Qualifiant Oligui de « porteur de sac devenu chef par surprise », Ondo Ossa joue avec brio la carte du mépris élitaire. Il cherche à décrédibiliser la compétence du chef de l’État non sur la base de faits de gestion, mais sur le sentiment d’usurpation et d’improvisation. Ce type de rhétorique, populiste mais efficace, peut séduire les couches populaires lassées des technocrates, des militaires et des réformistes timides.
Cependant, le risque est réel : en se radicalisant trop tôt, sans alliance ni base électorale solide, il pourrait s’enfermer dans une posture de prophète solitaire, sans effet politique concret.
À travers cette déclaration, le clivage se clarifie. D’un côté, Oligui Nguema cherche à donner corps à une transition institutionnelle maîtrisée, avec un équilibre entre rupture et continuité. De l’autre, Albert Ondo Ossa refuse toute forme de consensus avec le système, même transitoire.
C’est le choc entre une légitimité de transition assumée et une légitimité de rupture revendiquée, un affrontement entre deux visions de l’après-Bongo :
-
Oligui veut réformer le système de l’intérieur ;
-
Ondo Ossa veut l’abattre complètement et repartir de zéro.

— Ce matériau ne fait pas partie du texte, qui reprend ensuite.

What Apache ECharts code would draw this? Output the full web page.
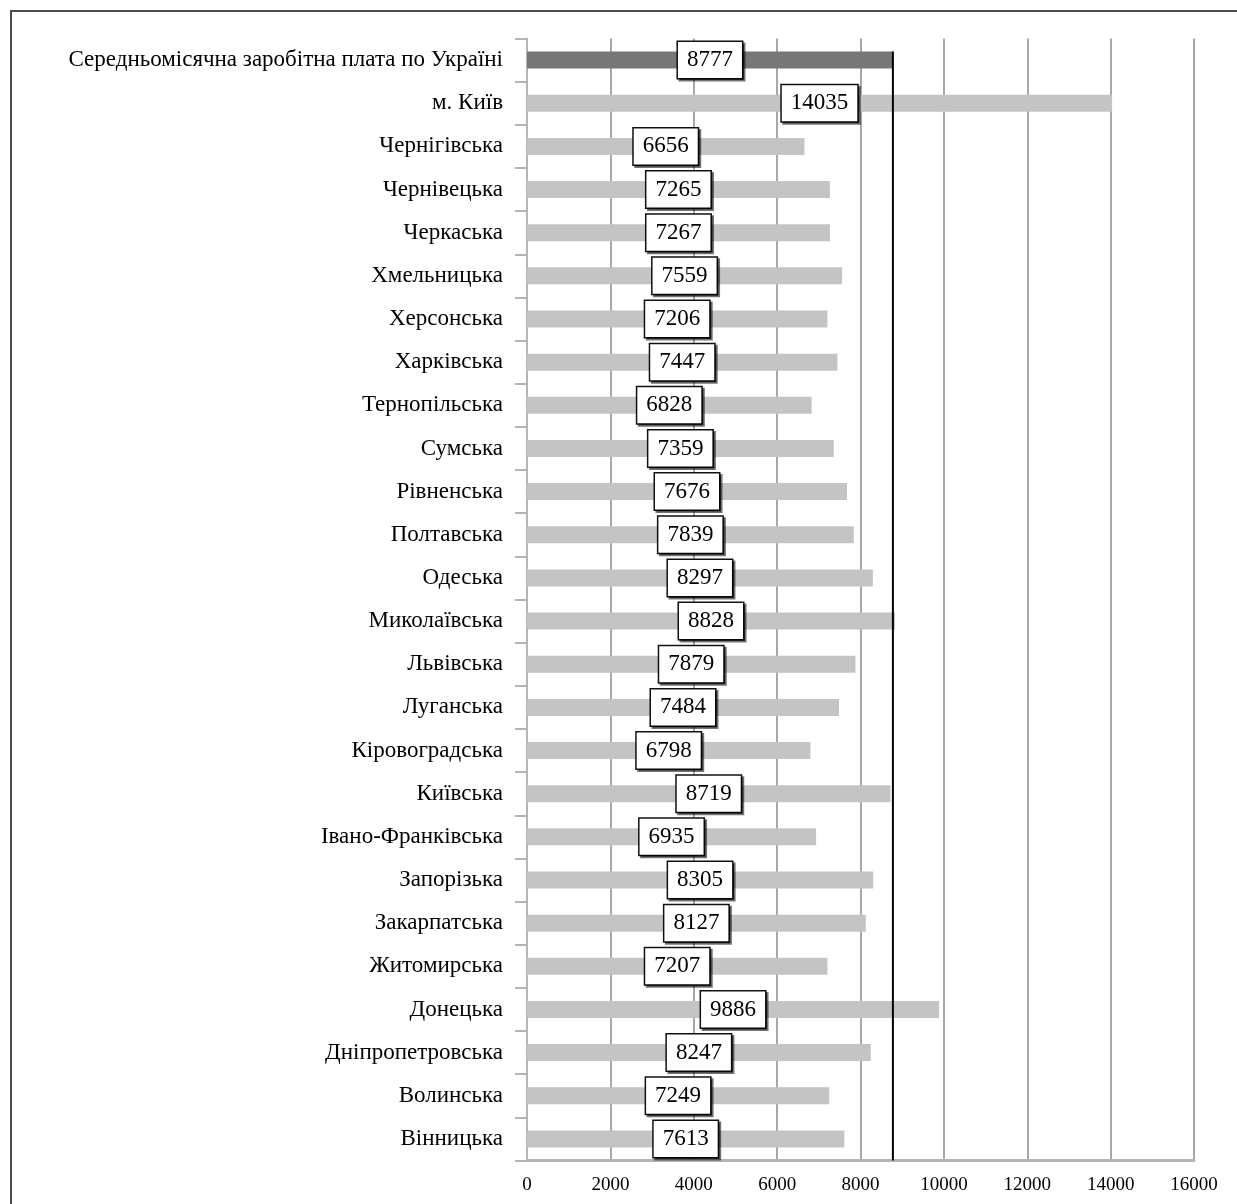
<!DOCTYPE html>
<html>
<head>
<meta charset="utf-8">
<script src="https://cdn.jsdelivr.net/npm/echarts@6/dist/echarts.min.js"></script>
<style>
html,body{margin:0;padding:0;background:#fff;}
#chart{width:1237px;height:1204px;}
</style>
</head>
<body>
<div id="chart"></div>
<script>
const categories = [
  'Середньомісячна заробітна плата по Україні',
  'м. Київ',
  'Чернігівська',
  'Чернівецька',
  'Черкаська',
  'Хмельницька',
  'Херсонська',
  'Харківська',
  'Тернопільська',
  'Сумська',
  'Рівненська',
  'Полтавська',
  'Одеська',
  'Миколаївська',
  'Львівська',
  'Луганська',
  'Кіровоградська',
  'Київська',
  'Івано-Франківська',
  'Запорізька',
  'Закарпатська',
  'Житомирська',
  'Донецька',
  'Дніпропетровська',
  'Волинська',
  'Вінницька'
];
const salaries = [8777, 14035, 6656, 7265, 7267, 7559, 7206, 7447, 6828, 7359, 7676, 7839, 8297, 8828, 7879, 7484, 6798, 8719, 6935, 8305, 8127, 7207, 9886, 8247, 7249, 7613];
const averageValue = [8777];
const xTicks = [0, 2000, 4000, 6000, 8000, 10000, 12000, 14000, 16000];

const SERIF = '"Liberation Serif", "DejaVu Serif", serif';
const BAR_W = 17;

const chart = echarts.init(document.getElementById('chart'));
const barData = salaries.map((v, i) => i === 0 ? { value: v, itemStyle: { color: '#777777' } } : v);

chart.setOption({
  animation: false,
  backgroundColor: '#fff',
  graphic: [{
    type: 'rect',
    shape: { x: 11, y: 11, width: 1260, height: 1230 },
    style: { fill: 'none', stroke: '#4a4a4a', lineWidth: 2 },
    z: 100
  }],
  grid: { left: 527, right: 43, top: 38.5, bottom: 43.5, containLabel: false },
  xAxis: {
    type: 'value',
    min: xTicks[0],
    max: xTicks[xTicks.length - 1],
    interval: 2000,
    axisLine: { show: true, lineStyle: { color: '#b5b5b5', width: 3 } },
    axisTick: { show: false },
    axisLabel: { color: '#000', fontFamily: SERIF, fontSize: 19, margin: 15, formatter: v => String(v) },
    splitLine: { show: true, lineStyle: { color: '#a8a8a8', width: 2 } }
  },
  yAxis: {
    type: 'category',
    inverse: true,
    data: categories,
    axisLine: { show: true, lineStyle: { color: '#b5b5b5', width: 2 } },
    axisTick: { show: true, length: 12, inside: false, lineStyle: { color: '#b5b5b5', width: 2 } },
    axisLabel: { color: '#000', fontFamily: SERIF, fontSize: 23, margin: 24 }
  },
  series: [{
    type: 'bar',
    data: barData,
    barWidth: BAR_W,
    itemStyle: { color: '#c4c4c4' },
    label: {
      show: true,
      position: 'inside',
      formatter: '{c}',
      color: '#000',
      fontFamily: SERIF,
      fontSize: 23,
      backgroundColor: '#fff',
      borderColor: '#111',
      borderWidth: 1.5,
      padding: [7, 9, 6, 9],
      shadowColor: 'rgba(0,0,0,0.55)',
      shadowOffsetX: 2,
      shadowOffsetY: 2,
      shadowBlur: 0
    },
    z: 2
  }, {
    type: 'custom',
    data: averageValue,
    z: 5,
    silent: true,
    renderItem: function (params, api) {
      const v = api.value(0);
      const band = api.size([0, 1])[1];
      const top = api.coord([v, 0]);
      const bottom = api.coord([v, categories.length - 1]);
      return {
        type: 'line',
        shape: { x1: top[0], y1: top[1] - BAR_W / 2, x2: bottom[0], y2: bottom[1] + band / 2 },
        style: { stroke: '#000', lineWidth: 2 }
      };
    },
    encode: { x: 0 }
  }]
});
</script>
</body>
</html>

La sortie d’Albert Ondo Ossa révèle un fait essentiel : le Gabon post-août 2023 entre dans une phase de clarification politique. Si Oligui est aujourd’hui encore perçu comme un homme de rupture, les critiques récurrentes et l’absence de transformation rapide du quotidien gabonais pourraient éroder cette image.
Dans ce contexte, Ondo Ossa pourrait incarner, pour une partie de la population, le recours ultime, non pas par programme, mais par posture. À condition toutefois de sortir de l’incantation pour proposer une alternative structurée.
Le duel Oligui–Ondo Ossa, s’il se confirme, pourrait devenir le clivage politique majeur des prochaines années, et structurer durablement le débat public au Gabon.